__Set exercise__:
Find the lines that contain the word "script" and copy each one.

__Record excerpts__:

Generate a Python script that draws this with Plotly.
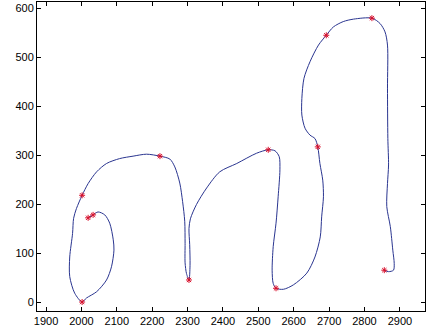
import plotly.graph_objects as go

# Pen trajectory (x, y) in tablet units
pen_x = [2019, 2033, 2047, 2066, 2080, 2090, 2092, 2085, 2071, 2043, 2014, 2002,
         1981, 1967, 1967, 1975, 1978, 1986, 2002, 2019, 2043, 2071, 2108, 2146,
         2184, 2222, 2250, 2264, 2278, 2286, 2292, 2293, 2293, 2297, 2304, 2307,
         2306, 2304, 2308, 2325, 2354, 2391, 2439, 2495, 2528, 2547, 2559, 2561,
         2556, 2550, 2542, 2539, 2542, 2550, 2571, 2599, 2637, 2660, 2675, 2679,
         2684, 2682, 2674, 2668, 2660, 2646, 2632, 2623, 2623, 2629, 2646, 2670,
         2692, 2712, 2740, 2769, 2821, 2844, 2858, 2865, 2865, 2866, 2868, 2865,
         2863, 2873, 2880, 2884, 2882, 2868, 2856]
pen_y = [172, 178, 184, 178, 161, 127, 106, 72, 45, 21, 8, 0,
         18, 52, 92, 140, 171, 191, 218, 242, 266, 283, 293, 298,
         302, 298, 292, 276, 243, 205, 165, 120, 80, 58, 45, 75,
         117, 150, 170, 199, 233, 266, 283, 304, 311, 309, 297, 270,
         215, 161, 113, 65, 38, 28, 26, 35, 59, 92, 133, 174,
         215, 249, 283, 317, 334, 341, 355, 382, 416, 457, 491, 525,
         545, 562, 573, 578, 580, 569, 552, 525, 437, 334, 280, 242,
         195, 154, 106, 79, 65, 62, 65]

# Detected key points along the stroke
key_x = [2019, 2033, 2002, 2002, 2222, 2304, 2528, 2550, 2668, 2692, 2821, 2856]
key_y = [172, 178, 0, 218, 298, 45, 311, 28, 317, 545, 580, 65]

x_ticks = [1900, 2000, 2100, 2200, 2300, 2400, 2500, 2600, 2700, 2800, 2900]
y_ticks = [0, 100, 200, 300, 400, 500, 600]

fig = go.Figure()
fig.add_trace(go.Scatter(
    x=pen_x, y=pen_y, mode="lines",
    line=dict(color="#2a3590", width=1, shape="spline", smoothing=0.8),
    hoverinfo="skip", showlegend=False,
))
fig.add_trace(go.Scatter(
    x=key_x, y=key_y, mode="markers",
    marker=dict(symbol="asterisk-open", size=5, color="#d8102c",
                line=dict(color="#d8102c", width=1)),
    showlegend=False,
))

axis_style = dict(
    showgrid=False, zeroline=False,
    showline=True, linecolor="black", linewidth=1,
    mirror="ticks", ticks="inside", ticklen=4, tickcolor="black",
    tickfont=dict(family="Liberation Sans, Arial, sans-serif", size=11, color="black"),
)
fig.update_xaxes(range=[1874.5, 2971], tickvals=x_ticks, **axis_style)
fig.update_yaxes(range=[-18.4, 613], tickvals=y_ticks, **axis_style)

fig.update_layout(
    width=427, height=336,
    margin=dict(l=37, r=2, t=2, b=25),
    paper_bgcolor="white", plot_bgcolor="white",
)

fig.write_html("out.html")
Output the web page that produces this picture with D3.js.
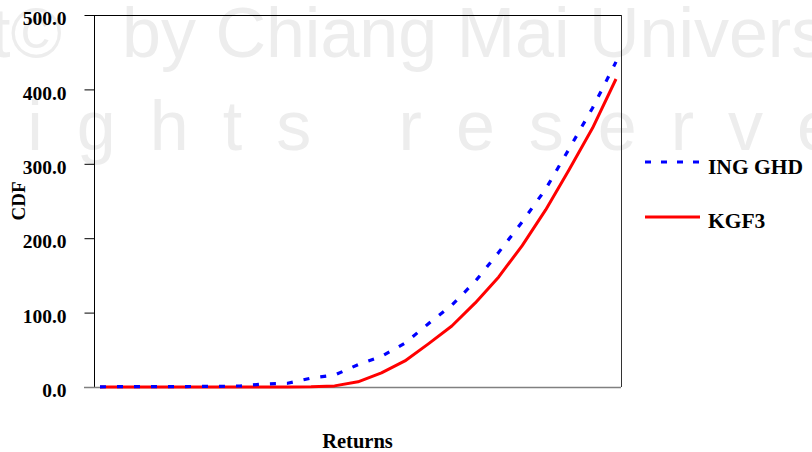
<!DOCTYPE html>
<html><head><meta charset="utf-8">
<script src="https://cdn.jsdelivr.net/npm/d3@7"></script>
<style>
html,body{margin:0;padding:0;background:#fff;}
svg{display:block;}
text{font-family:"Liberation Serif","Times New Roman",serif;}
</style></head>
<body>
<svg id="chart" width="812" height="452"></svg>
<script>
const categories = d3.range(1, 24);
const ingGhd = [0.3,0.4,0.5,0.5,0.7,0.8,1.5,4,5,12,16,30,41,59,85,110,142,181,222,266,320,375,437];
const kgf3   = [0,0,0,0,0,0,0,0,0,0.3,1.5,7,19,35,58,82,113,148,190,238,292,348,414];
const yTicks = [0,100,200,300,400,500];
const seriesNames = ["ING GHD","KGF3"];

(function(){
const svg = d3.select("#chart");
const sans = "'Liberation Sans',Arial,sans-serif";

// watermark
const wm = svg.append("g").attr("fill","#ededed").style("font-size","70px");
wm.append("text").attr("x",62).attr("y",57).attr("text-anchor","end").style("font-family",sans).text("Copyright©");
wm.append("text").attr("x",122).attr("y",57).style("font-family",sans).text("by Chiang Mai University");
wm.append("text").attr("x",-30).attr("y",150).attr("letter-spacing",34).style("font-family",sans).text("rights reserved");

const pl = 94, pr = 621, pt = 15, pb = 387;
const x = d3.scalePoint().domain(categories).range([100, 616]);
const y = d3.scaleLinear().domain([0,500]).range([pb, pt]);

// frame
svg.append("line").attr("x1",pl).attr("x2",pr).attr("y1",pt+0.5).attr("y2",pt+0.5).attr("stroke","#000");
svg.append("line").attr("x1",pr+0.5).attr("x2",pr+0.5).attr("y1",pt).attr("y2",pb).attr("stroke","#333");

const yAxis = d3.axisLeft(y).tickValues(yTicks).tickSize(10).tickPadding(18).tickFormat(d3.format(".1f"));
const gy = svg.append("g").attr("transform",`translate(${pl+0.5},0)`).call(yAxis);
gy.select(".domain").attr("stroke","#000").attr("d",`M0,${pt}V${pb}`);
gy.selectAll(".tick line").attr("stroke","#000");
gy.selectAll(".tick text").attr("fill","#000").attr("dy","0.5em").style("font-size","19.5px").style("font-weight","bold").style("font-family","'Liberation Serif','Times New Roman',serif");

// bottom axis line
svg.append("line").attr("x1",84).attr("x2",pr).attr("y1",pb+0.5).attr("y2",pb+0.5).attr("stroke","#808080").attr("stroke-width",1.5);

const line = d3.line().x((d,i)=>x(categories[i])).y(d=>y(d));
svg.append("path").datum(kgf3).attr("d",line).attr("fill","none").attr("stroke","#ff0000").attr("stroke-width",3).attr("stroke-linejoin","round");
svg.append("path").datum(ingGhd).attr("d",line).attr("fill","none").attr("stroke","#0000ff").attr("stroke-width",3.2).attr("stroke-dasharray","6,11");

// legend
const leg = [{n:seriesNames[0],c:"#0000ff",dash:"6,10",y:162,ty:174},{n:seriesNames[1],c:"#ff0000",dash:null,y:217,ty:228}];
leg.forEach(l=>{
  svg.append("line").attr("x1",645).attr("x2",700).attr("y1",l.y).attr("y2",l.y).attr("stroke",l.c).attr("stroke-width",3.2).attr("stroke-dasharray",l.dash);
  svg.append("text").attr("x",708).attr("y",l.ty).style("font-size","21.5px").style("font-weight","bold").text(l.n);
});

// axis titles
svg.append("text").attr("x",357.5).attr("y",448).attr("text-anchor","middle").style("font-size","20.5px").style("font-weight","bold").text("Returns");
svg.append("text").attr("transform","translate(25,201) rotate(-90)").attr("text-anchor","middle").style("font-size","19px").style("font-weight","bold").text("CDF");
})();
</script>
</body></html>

__Exercise answer__:
Generate a Python script that draws this with Plotly.
<script src="https://cdn.jsdelivr.net/npm/d3@7"></script>
<script>
</script>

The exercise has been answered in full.